* BEGIN *

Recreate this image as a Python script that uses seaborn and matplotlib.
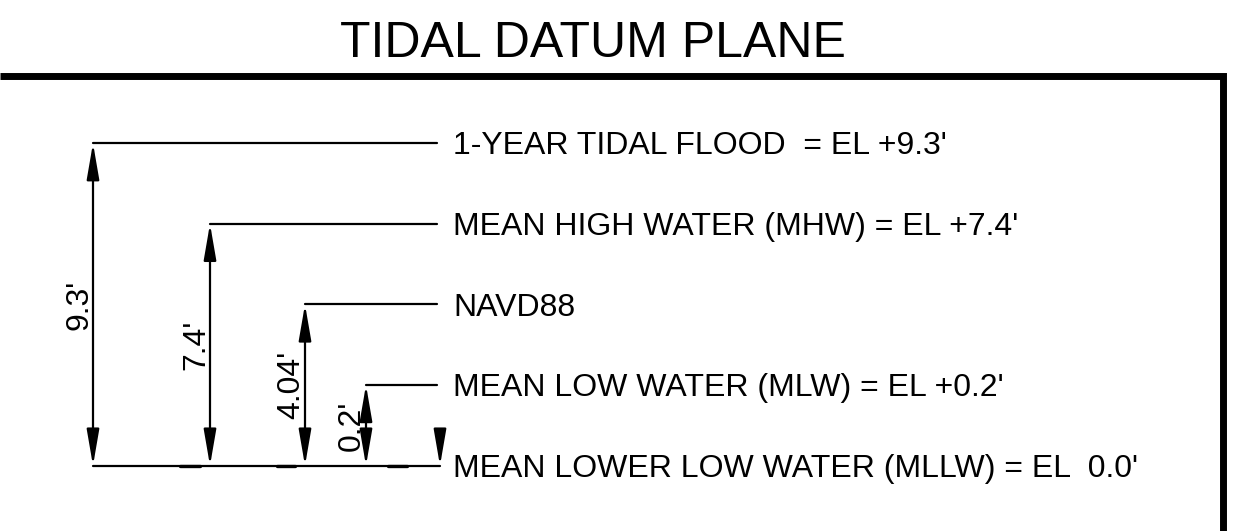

* END *
* BEGIN *

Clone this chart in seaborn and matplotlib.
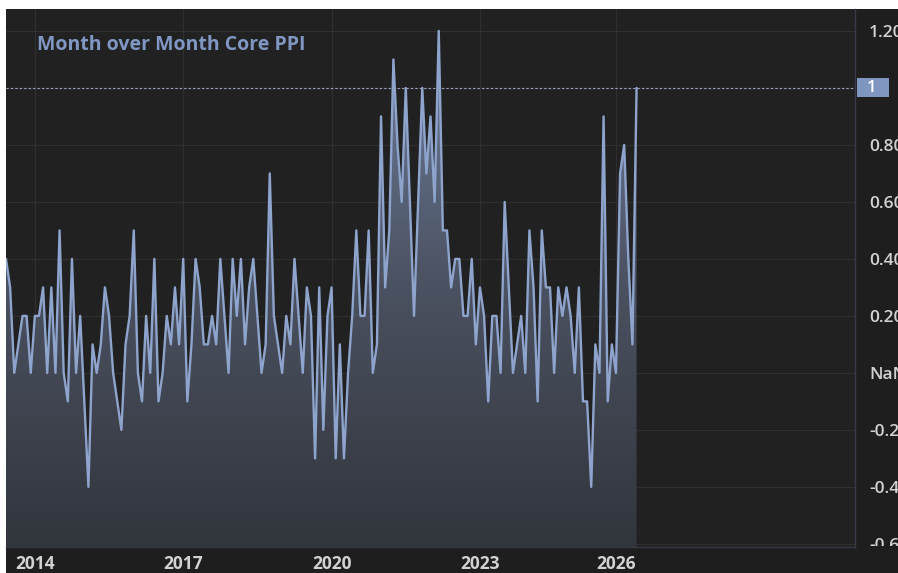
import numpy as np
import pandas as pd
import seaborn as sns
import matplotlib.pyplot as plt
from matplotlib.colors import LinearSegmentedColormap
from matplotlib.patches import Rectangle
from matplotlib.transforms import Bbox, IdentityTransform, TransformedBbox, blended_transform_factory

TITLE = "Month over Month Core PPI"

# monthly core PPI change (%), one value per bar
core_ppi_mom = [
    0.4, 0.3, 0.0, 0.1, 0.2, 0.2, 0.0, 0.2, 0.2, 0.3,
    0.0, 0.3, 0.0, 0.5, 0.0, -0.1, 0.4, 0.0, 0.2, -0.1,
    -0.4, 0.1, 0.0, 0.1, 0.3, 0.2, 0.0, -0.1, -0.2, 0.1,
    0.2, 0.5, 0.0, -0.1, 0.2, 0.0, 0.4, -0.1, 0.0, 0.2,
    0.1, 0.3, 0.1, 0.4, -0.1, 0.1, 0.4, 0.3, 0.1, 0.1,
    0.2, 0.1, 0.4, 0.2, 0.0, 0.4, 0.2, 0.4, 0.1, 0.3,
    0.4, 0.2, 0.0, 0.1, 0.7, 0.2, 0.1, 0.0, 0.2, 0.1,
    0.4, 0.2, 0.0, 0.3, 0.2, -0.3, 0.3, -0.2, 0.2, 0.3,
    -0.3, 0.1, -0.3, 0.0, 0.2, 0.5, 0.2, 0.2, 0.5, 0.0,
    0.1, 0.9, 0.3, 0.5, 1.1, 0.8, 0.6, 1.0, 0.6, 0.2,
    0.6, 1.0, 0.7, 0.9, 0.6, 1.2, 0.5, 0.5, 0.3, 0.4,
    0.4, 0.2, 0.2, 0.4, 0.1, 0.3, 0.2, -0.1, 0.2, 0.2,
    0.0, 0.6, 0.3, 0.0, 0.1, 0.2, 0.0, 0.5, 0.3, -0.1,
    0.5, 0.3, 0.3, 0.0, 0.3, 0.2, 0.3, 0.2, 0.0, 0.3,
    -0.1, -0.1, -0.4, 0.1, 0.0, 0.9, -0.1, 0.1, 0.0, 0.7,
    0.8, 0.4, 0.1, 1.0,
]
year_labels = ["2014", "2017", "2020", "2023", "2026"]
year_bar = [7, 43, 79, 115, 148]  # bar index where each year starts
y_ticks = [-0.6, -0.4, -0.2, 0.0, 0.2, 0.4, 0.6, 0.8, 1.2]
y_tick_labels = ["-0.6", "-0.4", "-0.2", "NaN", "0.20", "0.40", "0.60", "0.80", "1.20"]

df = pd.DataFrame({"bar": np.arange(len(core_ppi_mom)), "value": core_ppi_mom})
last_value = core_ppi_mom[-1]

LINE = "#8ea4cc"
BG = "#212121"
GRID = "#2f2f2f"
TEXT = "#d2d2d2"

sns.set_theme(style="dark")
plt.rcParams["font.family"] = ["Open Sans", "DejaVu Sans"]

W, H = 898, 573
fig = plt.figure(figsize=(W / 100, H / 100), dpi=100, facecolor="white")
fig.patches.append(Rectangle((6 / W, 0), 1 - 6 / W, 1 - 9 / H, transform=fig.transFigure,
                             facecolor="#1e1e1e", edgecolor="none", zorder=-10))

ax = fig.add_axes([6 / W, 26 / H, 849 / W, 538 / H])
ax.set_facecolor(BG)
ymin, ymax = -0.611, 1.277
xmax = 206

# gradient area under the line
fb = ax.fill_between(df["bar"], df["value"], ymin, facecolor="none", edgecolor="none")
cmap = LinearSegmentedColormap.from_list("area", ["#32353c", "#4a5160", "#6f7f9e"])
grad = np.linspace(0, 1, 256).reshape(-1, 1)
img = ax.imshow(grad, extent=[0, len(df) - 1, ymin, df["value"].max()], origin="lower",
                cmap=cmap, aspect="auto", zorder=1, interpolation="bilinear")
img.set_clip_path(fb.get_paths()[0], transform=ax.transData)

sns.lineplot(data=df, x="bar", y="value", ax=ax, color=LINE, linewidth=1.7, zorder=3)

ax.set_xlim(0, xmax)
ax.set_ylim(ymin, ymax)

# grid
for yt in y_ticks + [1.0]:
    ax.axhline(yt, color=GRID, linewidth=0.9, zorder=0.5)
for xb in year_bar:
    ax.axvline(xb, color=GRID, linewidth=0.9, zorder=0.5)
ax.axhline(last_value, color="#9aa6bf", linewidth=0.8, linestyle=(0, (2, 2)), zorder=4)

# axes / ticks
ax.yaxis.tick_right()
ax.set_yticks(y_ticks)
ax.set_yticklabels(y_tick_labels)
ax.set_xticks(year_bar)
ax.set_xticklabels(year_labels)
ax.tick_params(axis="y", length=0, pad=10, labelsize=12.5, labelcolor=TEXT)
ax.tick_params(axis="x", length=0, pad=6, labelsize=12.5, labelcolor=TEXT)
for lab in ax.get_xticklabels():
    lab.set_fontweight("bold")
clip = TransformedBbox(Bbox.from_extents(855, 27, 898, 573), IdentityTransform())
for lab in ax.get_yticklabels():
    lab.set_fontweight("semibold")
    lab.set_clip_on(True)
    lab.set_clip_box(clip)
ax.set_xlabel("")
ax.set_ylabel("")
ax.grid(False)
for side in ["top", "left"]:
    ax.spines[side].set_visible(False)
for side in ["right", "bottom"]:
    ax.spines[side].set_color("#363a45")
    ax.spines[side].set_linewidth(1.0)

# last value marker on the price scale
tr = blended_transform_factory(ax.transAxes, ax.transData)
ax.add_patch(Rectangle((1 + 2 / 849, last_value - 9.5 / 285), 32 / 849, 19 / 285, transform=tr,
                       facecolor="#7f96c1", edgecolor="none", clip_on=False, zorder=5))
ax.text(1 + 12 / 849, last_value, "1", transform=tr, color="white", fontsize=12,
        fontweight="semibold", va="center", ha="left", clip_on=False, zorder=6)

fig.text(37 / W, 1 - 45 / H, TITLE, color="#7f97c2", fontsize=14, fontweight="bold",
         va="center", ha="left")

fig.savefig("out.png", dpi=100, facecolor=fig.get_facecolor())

* END *

■ Set exercise ■
Start at the line containing "Clone this chart in seaborn and matplotlib." and stop at the line containing "over Month Core"; transcribe those lines exactly, skipping pictures.

■ Output ■
Clone this chart in seaborn and matplotlib.
import numpy as np
import pandas as pd
import seaborn as sns
import matplotlib.pyplot as plt
from matplotlib.colors import LinearSegmentedColormap
from matplotlib.patches import Rectangle
from matplotlib.transforms import Bbox, IdentityTransform, TransformedBbox, blended_transform_factory

TITLE = "Month over Month Core PPI"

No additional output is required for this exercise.